23 enero, 2006

Olas de agua dulce


La niebla se estampa como un meteorito contra la ventana. Las excavadoras continúan a pesar de todo tejiendo los mimbres de las aceras, mezclando la tierra, pisando y borrando las huellas que fuimos marcando, como un mar tranquilo, invisible, que llega a la orilla para follar la tierra con cemento. El ventanal me enseña una hilera de luces de freno rojas, quietas, intermitentes. He llegado por la orilla del río hasta casa. Me carga las venas de litio y energía, bucear por los puentes que conducen al centro de la ciudad cementada. Sentarme en uno de los embarcaderos y ver a las piraguas alineadas, peinando el agua, conformando olas mínimas y sutiles. Es como sumergirte en el arrabal de la ciudad, coger aire y en media hora salir a flote: con el corazón latiendo fuerte, rotundo golpeando los pulmones, como si la vecina de arriba se hubiera calzado los tacones de aguja y andara a la carrera en mitad de mi pecho jilguero; a flote y a salvo, asomarte a la vida y el bullicio, justo en el Paseo de Isabel la Católica. Al regresar, en mitad de la pasarela pentagonal, había una chica con una fotografía en una mano, un pañuelo y un móvil en la otra. No es mal sitio la barandilla de un puente para tender la angustia, el dolor o el engaño. Las lágrimas no son nada frente al caudal de penas que nadan en el río. En casa me cuentan la historia de Alfredo, el practicante tranquilo, que banderilleó el culo de toda la familia: de dentro hacia fuera, al quiebro, a mi padre de poder a poder, asomándose al balcón del enfisema.
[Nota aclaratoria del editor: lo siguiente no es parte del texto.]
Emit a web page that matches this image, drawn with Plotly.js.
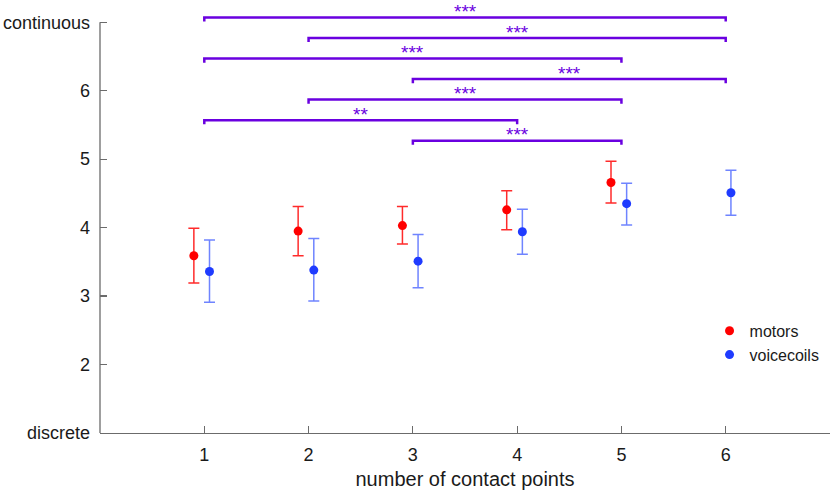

La parienta que, navega que navega -volando voy, volando vengo- ha conocido un andobal por la red y le ha dejado con dos niñas y atado sine die al Diván del Tamarit. Los engaños de tres trayectorias que hacen aguas en el alma, que quiebran las entrañas adormecidas por las sonrisas. El dolor que quema y quema, que aparece de improviso. Dolor, pozo que traga boleros, recuerdos y culpas; que hiela la piel y ciega la mirada para ver sólo la penumbra de un después. La angustia que golpea la puerta a destiempo con escalofríos. No es mal lugar bajar hasta la orilla del río para buscar un manantial de fuente clara: Camarón, y subir luego a paso ligero con media sonrisa, hasta la braña verde y sabrosa que ofrece la vida, si llamas al timbre del 31.